The Shulhan Aruch (Orah Haim 326:1) rules that although one may not bathe the majority of his body in warm water on Shabbat, it is permissible to wash one’s hands, face and legs with warm water that was heated before Shabbat. If, however, water was heated by a Jew on Shabbat in violation of Halacha, then it may not be used for any purpose on Shabbat.
The question arises as to the status of hot water which was heated on Shabbat in a permissible fashion. One common example is an urn plugged into a timer which one set before Shabbat. If the timer activates the urn on Shabbat and warms the water, would it be permissible to use the heated water to wash one’s hands or feet? Another example is the solar-powered boilers (“Dud Shemesh”) which are very common in Israel. Many people in Israel have a boiler hooked up to a solar panel on their rooftops, where water is heated by the sun, without the individual doing anything to heat the water. Would it be permissible on Shabbat to use water which was heated on Shabbat by the sun in a solar-power boiler?

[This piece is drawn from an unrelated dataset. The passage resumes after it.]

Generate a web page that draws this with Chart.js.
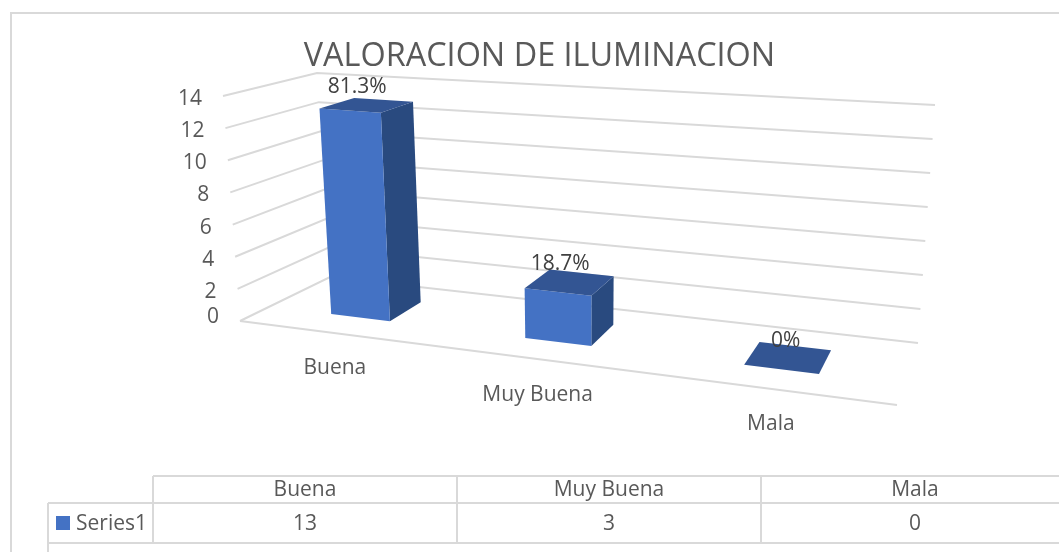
<!DOCTYPE html>
<html><head><meta charset="utf-8">
<script src="https://cdn.jsdelivr.net/npm/chart.js@4"></script>
<style>html,body{margin:0;padding:0;background:#fff;overflow:hidden}#w{width:1059px;height:552px;position:relative}</style>
</head><body><div id="w"><canvas id="c" width="1059" height="552"></canvas></div>
<script>
const titleText = 'VALORACION DE ILUMINACION';
const categories = ['Buena', 'Muy Buena', 'Mala'];
const seriesName = 'Series1';
const seriesValues = [13, 3, 0];
const percentLabels = ['81.3%', '18.7%', '0%'];

const FONT = '"Open Sans", sans-serif';
const GRID = '#d9d9d9', TXT = '#595959', LBL = '#404040';
const FRONT = '#4472c4', TOP = '#335593', SIDE = '#294a7f';
// projected corners of the 3D box (floor point, top point)
const box = {
  FL: [[240, 321], [223, 96]], FR: [[897, 405], [912, 146]],
  BL: [[330, 277], [317, 73]], BR: [[918, 343], [935, 105]]
};
const persp = 1.2, zFront = 0.33, zBack = 0.73;
const catLabelShift = [1, -1, 1];
const lerp = (a, b, k) => [a[0] + (b[0] - a[0]) * k, a[1] + (b[1] - a[1]) * k];
function project(t, v, w) {
  const u = t / (t + persp * (1 - t));
  const c = n => lerp(box[n][0], box[n][1], v);
  return lerp(lerp(c('FL'), c('FR'), u), lerp(c('BL'), c('BR'), u), w);
}
function poly(ctx, pts, fill) {
  ctx.beginPath();
  pts.forEach((p, i) => i ? ctx.lineTo(p[0], p[1]) : ctx.moveTo(p[0], p[1]));
  ctx.closePath();
  ctx.fillStyle = fill; ctx.fill();
}
function seg(ctx, pts) {
  ctx.beginPath();
  pts.forEach((p, i) => i ? ctx.lineTo(p[0], p[1]) : ctx.moveTo(p[0], p[1]));
  ctx.stroke();
}
function text(ctx, s, x, y, font, color, align) {
  ctx.font = font; ctx.fillStyle = color; ctx.textAlign = align || 'center'; ctx.textBaseline = 'middle';
  ctx.fillText(s, x, y + 1.5);
}
const scene3d = {
  id: 'scene3d',
  beforeDraw(chart) {
    const ctx = chart.ctx;
    ctx.save();
    ctx.fillStyle = '#fff'; ctx.fillRect(0, 0, chart.width, chart.height);
    ctx.strokeStyle = GRID; ctx.lineWidth = 2;
    seg(ctx, [[11, 552], [11, 13], [1059, 13]]);
    // data table
    const colX = [153, 457, 761, 1069];
    seg(ctx, [[153, 476], [1059, 476]]);
    seg(ctx, [[48, 503], [1059, 503]]);
    seg(ctx, [[48, 543], [1059, 543]]);
    seg(ctx, [[48, 503], [48, 552]]);
    colX.slice(0, 3).forEach(x => seg(ctx, [[x, 476], [x, 543]]));
    const f = '21px ' + FONT;
    categories.forEach((n, i) => {
      const cx = (colX[i] + colX[i + 1]) / 2;
      text(ctx, n, cx, 489, f, TXT);
      text(ctx, String(seriesValues[i]), cx, 523, f, TXT);
    });
    ctx.fillStyle = FRONT; ctx.fillRect(56, 516, 14, 14);
    text(ctx, seriesName, 76, 523, f, TXT, 'left');
    ctx.restore();
  },
  beforeDatasetsDraw(chart) {
    const ctx = chart.ctx, y = chart.scales.y, x = chart.scales.x, a = chart.chartArea;
    const vOf = val => (y.bottom - y.getPixelForValue(val)) / (y.bottom - y.top);
    ctx.save();
    ctx.strokeStyle = GRID; ctx.lineWidth = 2;
    y.ticks.forEach(tk => {
      const v = vOf(tk.value);
      const p = project(0, v, 0);
      seg(ctx, [p, project(0, v, 1), project(1, v, 1)]);
      text(ctx, tk.label, p[0] - 21, p[1] + (tk.value === 0 ? -5 : 1.5), '21px ' + FONT, TXT, 'right');
    });
    seg(ctx, [project(0, 0, 0), project(1, 0, 0)]);
    categories.forEach((n, i) => {
      const p = project((x.getPixelForValue(i) - a.left) / a.width, 0, 0);
      text(ctx, n, p[0] + catLabelShift[i], p[1] + 34, '21px ' + FONT, TXT);
    });
    // 3D bars, taken from the library's bar elements
    chart.getDatasetMeta(0).data.forEach((el, i) => {
      const t0 = (el.x - el.width / 2 - a.left) / a.width, t1 = (el.x + el.width / 2 - a.left) / a.width;
      const v = vOf(seriesValues[i]);
      const A = project(t0, 0, zFront), B = project(t1, 0, zFront), C = project(t1, 0, zBack);
      const D = project(t0, v, zFront), E = project(t1, v, zFront), G = project(t1, v, zBack), H = project(t0, v, zBack);
      if (v > 0) {
        poly(ctx, [B, C, G, E], SIDE);
        poly(ctx, [A, B, E, D], FRONT);
      }
      poly(ctx, [D, E, G, H], TOP);
      const cx = (D[0] + G[0]) / 2, cy = (D[1] + G[1]) / 2;
      text(ctx, percentLabels[i], cx - (v > 0 ? 9 : 2), cy - (v > 0 ? 20 : 18.5), '21px ' + FONT, LBL);
    });
    ctx.restore();
    return false;
  }
};
new Chart(document.getElementById('c'), {
  type: 'bar',
  data: {
    labels: categories,
    datasets: [{ label: seriesName, data: seriesValues, backgroundColor: FRONT, barPercentage: 0.315, categoryPercentage: 1 }]
  },
  options: {
    responsive: false, animation: false,
    layout: { padding: { left: 20 } },
    plugins: {
      legend: { display: false }, tooltip: { enabled: false },
      title: { display: true, text: titleText, color: TXT, font: { family: FONT, size: 32.4, weight: 'normal' }, padding: { top: 37, bottom: 10 } }
    },
    scales: {
      x: { display: false },
      y: { display: false, min: 0, max: 14, ticks: { stepSize: 2 } }
    }
  },
  plugins: [scene3d]
});
</script></body></html>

Hacham Bension Abba Shaul (Israel, 1924-1998) ruled stringently in this regard, based on the Shulhan Aruch’s ruling (Orah Haim 326:5) forbidding drying one’s wet hands on Shabbat by placing them near a fire. According to Hacham Bension, this is because the water is warmed by the fire, and then one ends up “washing” his hands with water heated on Shabbat. Hacham Ovadia Yosef, however, both in Halichot Olam and in Hazon Ovadia (vol. 6), disagrees, noting that numerous Halachic authorities, including the Gaon of Vilna (Rav Eliyahu of Vilna, 1720-1797), permit using water which was heated permissibly on Shabbat. Therefore, in the situations described above, where water was heated on Shabbat by an urn activated by a timer, or by a solar-powered boiler, one may use the hot water, provided, of course, that he does not bathe the majority of his body.
Summary: Although one may not bathe on Shabbat, it is permissible to wash one’s hands, face and feet with water that was heated before Shabbat, or with water which was heated permissibly on Shabbat, such as in an urn activated on Shabbat by a timer, or a solar-powered boiler.